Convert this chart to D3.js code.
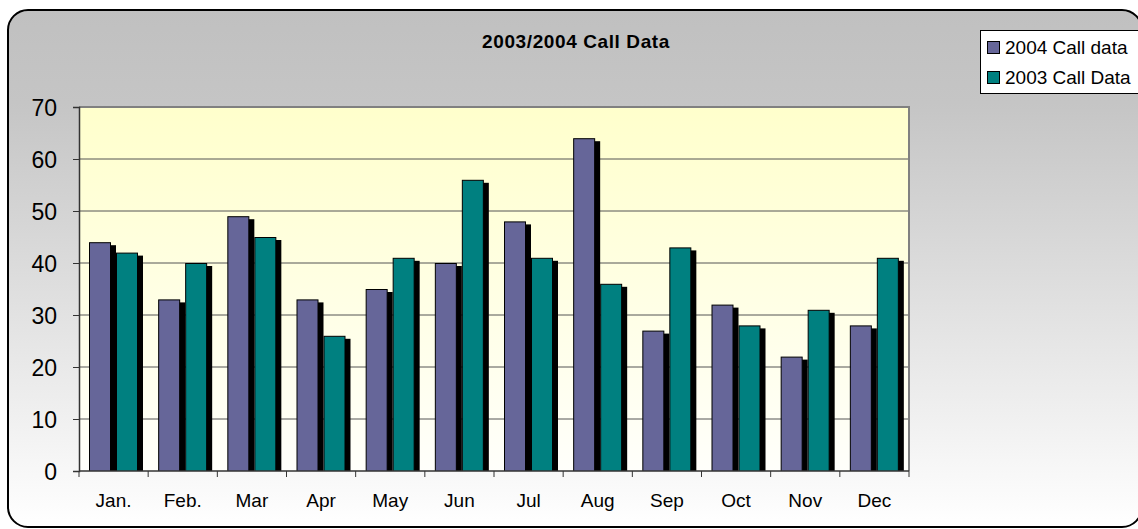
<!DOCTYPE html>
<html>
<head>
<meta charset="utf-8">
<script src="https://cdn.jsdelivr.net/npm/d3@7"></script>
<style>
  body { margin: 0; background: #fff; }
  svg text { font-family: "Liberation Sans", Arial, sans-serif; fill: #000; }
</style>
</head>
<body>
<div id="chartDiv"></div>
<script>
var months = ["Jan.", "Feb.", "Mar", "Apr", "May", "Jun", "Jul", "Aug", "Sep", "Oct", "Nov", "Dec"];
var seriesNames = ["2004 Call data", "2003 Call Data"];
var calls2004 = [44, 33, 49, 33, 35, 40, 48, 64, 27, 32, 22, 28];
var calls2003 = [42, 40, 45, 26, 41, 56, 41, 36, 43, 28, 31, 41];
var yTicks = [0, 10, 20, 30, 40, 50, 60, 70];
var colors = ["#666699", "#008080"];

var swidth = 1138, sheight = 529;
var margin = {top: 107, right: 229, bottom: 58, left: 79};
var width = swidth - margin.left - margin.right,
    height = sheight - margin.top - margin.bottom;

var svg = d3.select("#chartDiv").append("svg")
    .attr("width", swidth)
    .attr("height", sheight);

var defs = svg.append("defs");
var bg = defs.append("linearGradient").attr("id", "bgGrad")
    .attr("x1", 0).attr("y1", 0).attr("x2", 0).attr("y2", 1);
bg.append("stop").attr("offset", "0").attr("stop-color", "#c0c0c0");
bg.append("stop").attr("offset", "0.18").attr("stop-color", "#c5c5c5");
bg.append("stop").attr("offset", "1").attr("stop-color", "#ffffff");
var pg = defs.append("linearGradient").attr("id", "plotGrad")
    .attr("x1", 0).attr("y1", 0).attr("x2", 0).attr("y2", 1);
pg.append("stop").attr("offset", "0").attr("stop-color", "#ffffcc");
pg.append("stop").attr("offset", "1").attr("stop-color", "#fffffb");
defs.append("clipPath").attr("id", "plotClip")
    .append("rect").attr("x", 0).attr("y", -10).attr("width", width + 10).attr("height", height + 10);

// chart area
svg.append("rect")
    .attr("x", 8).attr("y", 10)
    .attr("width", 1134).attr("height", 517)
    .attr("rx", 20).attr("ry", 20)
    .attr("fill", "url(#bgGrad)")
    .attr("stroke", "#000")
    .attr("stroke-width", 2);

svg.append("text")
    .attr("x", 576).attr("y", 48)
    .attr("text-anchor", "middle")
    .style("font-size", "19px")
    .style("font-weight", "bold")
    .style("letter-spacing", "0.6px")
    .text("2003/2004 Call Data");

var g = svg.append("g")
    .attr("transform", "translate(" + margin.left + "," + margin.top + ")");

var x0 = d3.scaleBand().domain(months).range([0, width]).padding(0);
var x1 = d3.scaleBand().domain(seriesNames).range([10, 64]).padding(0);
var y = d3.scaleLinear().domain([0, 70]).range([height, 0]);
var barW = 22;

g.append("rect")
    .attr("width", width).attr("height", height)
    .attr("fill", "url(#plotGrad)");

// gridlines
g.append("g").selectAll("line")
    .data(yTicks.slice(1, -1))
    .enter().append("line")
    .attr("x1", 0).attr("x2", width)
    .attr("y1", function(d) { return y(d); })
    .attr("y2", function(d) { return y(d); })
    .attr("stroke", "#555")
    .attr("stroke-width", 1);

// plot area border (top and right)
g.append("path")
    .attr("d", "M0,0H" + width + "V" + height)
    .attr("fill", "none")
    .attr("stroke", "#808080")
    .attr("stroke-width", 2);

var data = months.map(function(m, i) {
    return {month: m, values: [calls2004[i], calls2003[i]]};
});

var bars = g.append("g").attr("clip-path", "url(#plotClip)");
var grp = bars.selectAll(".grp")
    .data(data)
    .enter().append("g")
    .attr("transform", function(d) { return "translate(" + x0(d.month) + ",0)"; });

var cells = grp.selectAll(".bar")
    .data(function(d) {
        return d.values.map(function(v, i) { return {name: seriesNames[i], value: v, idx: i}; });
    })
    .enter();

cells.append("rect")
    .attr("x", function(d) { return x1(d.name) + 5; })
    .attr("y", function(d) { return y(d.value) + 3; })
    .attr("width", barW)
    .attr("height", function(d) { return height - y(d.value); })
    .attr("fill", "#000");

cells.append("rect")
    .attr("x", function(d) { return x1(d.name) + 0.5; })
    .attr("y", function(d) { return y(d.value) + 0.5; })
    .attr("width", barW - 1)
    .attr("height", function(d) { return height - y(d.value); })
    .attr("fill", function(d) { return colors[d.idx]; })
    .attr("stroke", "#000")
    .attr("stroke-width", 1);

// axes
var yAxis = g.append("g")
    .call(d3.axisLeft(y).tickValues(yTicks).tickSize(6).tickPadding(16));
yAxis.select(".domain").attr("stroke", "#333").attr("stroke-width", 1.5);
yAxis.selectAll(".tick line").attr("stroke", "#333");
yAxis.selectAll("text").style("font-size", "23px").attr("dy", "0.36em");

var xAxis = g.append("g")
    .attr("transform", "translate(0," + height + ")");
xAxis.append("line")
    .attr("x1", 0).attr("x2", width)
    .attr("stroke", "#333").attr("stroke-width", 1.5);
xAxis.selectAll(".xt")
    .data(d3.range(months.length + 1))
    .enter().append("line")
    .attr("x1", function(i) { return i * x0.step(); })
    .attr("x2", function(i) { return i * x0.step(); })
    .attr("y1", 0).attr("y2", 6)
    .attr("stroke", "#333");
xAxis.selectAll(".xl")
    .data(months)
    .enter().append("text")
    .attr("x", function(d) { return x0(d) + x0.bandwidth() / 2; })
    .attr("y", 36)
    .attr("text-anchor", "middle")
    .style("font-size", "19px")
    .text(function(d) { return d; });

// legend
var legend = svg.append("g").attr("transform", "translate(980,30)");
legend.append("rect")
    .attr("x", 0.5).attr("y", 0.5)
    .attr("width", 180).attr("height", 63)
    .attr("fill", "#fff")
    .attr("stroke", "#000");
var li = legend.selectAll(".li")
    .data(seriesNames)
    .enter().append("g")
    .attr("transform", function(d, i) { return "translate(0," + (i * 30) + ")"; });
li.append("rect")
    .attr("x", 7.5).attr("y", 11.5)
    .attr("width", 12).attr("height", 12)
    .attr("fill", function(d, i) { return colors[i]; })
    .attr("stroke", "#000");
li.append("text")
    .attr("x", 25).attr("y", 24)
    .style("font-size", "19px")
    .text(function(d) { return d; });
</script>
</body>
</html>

———

• _INSTRUCTIONS TO FOLLOW_
Restate the whole of the material word for word without the pictures.

• _SOLUTION TO THE PROBLEM_
Convert this chart to D3.js code.
<!DOCTYPE html>
<html>
<head>
<meta charset="utf-8">
<script src="https://cdn.jsdelivr.net/npm/d3@7"></script>
<style>
  body { margin: 0; background: #fff; }
  svg text { font-family: "Liberation Sans", Arial, sans-serif; fill: #000; }
</style>
</head>
<body>
<div id="chartDiv"></div>
<script>
var months = ["Jan.", "Feb.", "Mar", "Apr", "May", "Jun", "Jul", "Aug", "Sep", "Oct", "Nov", "Dec"];
var seriesNames = ["2004 Call data", "2003 Call Data"];
var calls2004 = [44, 33, 49, 33, 35, 40, 48, 64, 27, 32, 22, 28];
var calls2003 = [42, 40, 45, 26, 41, 56, 41, 36, 43, 28, 31, 41];
var yTicks = [0, 10, 20, 30, 40, 50, 60, 70];
var colors = ["#666699", "#008080"];

var swidth = 1138, sheight = 529;
var margin = {top: 107, right: 229, bottom: 58, left: 79};
var width = swidth - margin.left - margin.right,
    height = sheight - margin.top - margin.bottom;

var svg = d3.select("#chartDiv").append("svg")
    .attr("width", swidth)
    .attr("height", sheight);

var defs = svg.append("defs");
var bg = defs.append("linearGradient").attr("id", "bgGrad")
    .attr("x1", 0).attr("y1", 0).attr("x2", 0).attr("y2", 1);
bg.append("stop").attr("offset", "0").attr("stop-color", "#c0c0c0");
bg.append("stop").attr("offset", "0.18").attr("stop-color", "#c5c5c5");
bg.append("stop").attr("offset", "1").attr("stop-color", "#ffffff");
var pg = defs.append("linearGradient").attr("id", "plotGrad")
    .attr("x1", 0).attr("y1", 0).attr("x2", 0).attr("y2", 1);
pg.append("stop").attr("offset", "0").attr("stop-color", "#ffffcc");
pg.append("stop").attr("offset", "1").attr("stop-color", "#fffffb");
defs.append("clipPath").attr("id", "plotClip")
    .append("rect").attr("x", 0).attr("y", -10).attr("width", width + 10).attr("height", height + 10);

// chart area
svg.append("rect")
    .attr("x", 8).attr("y", 10)
    .attr("width", 1134).attr("height", 517)
    .attr("rx", 20).attr("ry", 20)
    .attr("fill", "url(#bgGrad)")
    .attr("stroke", "#000")
    .attr("stroke-width", 2);

svg.append("text")
    .attr("x", 576).attr("y", 48)
    .attr("text-anchor", "middle")
    .style("font-size", "19px")
    .style("font-weight", "bold")
    .style("letter-spacing", "0.6px")
    .text("2003/2004 Call Data");

var g = svg.append("g")
    .attr("transform", "translate(" + margin.left + "," + margin.top + ")");

var x0 = d3.scaleBand().domain(months).range([0, width]).padding(0);
var x1 = d3.scaleBand().domain(seriesNames).range([10, 64]).padding(0);
var y = d3.scaleLinear().domain([0, 70]).range([height, 0]);
var barW = 22;

g.append("rect")
    .attr("width", width).attr("height", height)
    .attr("fill", "url(#plotGrad)");

// gridlines
g.append("g").selectAll("line")
    .data(yTicks.slice(1, -1))
    .enter().append("line")
    .attr("x1", 0).attr("x2", width)
    .attr("y1", function(d) { return y(d); })
    .attr("y2", function(d) { return y(d); })
    .attr("stroke", "#555")
    .attr("stroke-width", 1);

// plot area border (top and right)
g.append("path")
    .attr("d", "M0,0H" + width + "V" + height)
    .attr("fill", "none")
    .attr("stroke", "#808080")
    .attr("stroke-width", 2);

var data = months.map(function(m, i) {
    return {month: m, values: [calls2004[i], calls2003[i]]};
});

var bars = g.append("g").attr("clip-path", "url(#plotClip)");
var grp = bars.selectAll(".grp")
    .data(data)
    .enter().append("g")
    .attr("transform", function(d) { return "translate(" + x0(d.month) + ",0)"; });

var cells = grp.selectAll(".bar")
    .data(function(d) {
        return d.values.map(function(v, i) { return {name: seriesNames[i], value: v, idx: i}; });
    })
    .enter();

cells.append("rect")
    .attr("x", function(d) { return x1(d.name) + 5; })
    .attr("y", function(d) { return y(d.value) + 3; })
    .attr("width", barW)
    .attr("height", function(d) { return height - y(d.value); })
    .attr("fill", "#000");

cells.append("rect")
    .attr("x", function(d) { return x1(d.name) + 0.5; })
    .attr("y", function(d) { return y(d.value) + 0.5; })
    .attr("width", barW - 1)
    .attr("height", function(d) { return height - y(d.value); })
    .attr("fill", function(d) { return colors[d.idx]; })
    .attr("stroke", "#000")
    .attr("stroke-width", 1);

// axes
var yAxis = g.append("g")
    .call(d3.axisLeft(y).tickValues(yTicks).tickSize(6).tickPadding(16));
yAxis.select(".domain").attr("stroke", "#333").attr("stroke-width", 1.5);
yAxis.selectAll(".tick line").attr("stroke", "#333");
yAxis.selectAll("text").style("font-size", "23px").attr("dy", "0.36em");

var xAxis = g.append("g")
    .attr("transform", "translate(0," + height + ")");
xAxis.append("line")
    .attr("x1", 0).attr("x2", width)
    .attr("stroke", "#333").attr("stroke-width", 1.5);
xAxis.selectAll(".xt")
    .data(d3.range(months.length + 1))
    .enter().append("line")
    .attr("x1", function(i) { return i * x0.step(); })
    .attr("x2", function(i) { return i * x0.step(); })
    .attr("y1", 0).attr("y2", 6)
    .attr("stroke", "#333");
xAxis.selectAll(".xl")
    .data(months)
    .enter().append("text")
    .attr("x", function(d) { return x0(d) + x0.bandwidth() / 2; })
    .attr("y", 36)
    .attr("text-anchor", "middle")
    .style("font-size", "19px")
    .text(function(d) { return d; });

// legend
var legend = svg.append("g").attr("transform", "translate(980,30)");
legend.append("rect")
    .attr("x", 0.5).attr("y", 0.5)
    .attr("width", 180).attr("height", 63)
    .attr("fill", "#fff")
    .attr("stroke", "#000");
var li = legend.selectAll(".li")
    .data(seriesNames)
    .enter().append("g")
    .attr("transform", function(d, i) { return "translate(0," + (i * 30) + ")"; });
li.append("rect")
    .attr("x", 7.5).attr("y", 11.5)
    .attr("width", 12).attr("height", 12)
    .attr("fill", function(d, i) { return colors[i]; })
    .attr("stroke", "#000");
li.append("text")
    .attr("x", 25).attr("y", 24)
    .style("font-size", "19px")
    .text(function(d) { return d; });
</script>
</body>
</html>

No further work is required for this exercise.